8. Learned counsel thus submits that in the said case the Hon’ble Supreme
Court held that there was no sufficient evidence to hold that there was any
agreement among the appellants for bid rigging. The judgment of the CCI was
thus set aside.
9. Referring to the present case, it is submitted that the situation in
the present case is no better as the respondent no. 3 has come to a conclusion
that the petitioner indulged in cartelization only on his own perception. There
was no positive material or evidence before him to come to this conclusion.
10. On the other hand, learned counsel representing the State submits that
the petitioner has got a remedy of statutory appeal against the impugned order which
he has not availed. It is also submitted that the respondent no. 3 has passed
the impugned order on consideration of the reply of the petitioner and the
impugned order being a reasoned order, no interference is required. It is
pointed out that in the financial bid of the two bidders, it was found that
they were verbatively the same and on analysis of the rates, both scheduled and
non-scheduled it was apparently clear that they had formed a cartel and such an
action could not have been merely by chance.

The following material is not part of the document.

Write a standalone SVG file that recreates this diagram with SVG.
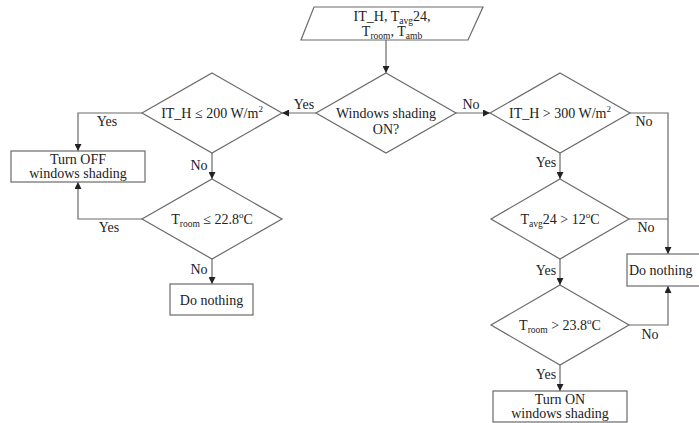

11. Having heard learned counsel for the parties and on perusal of the
records, this court is of the considered opinion that save and except the
conjectures and surmises, the respondent no. 3 had no positive material in hand
to come to a conclusion that the petitioner had formed a cartelization. No
material has been referred in the impugned order which could have excluded the
possibility that the petitioner was acting independently. Order suspending
registration of a firm has got civil consequence as it is likely to affect not
only the business concern but all those who are attached therewith. Such
decision are, therefore, required to be taken with much care and circumspection.
It appears that the respondent no. 3 has passed the impugned order without
there being any material available on record, and, therefore, the order passed
by him being perverse suffers from jurisdictional error.
12. In this view of the matter alone, the plea of alternative remedy taken
on behalf of the State cannot be accepted. It is well-settled that plea of
alternative remedy is a rule of convenience and not a rule of law. This court is
of the considered opinion that the test laid down by the Hon’ble Supreme Court
in the case of Rajasthan Cylinders (Supra)
are not satisfied in the present case.
13. In result, the impugned order dated 05.11.2018 issued by the
respondent no. 3, as contained in Annexure-14 to the writ application, is
hereby set aside.
14. The writ application is allowed.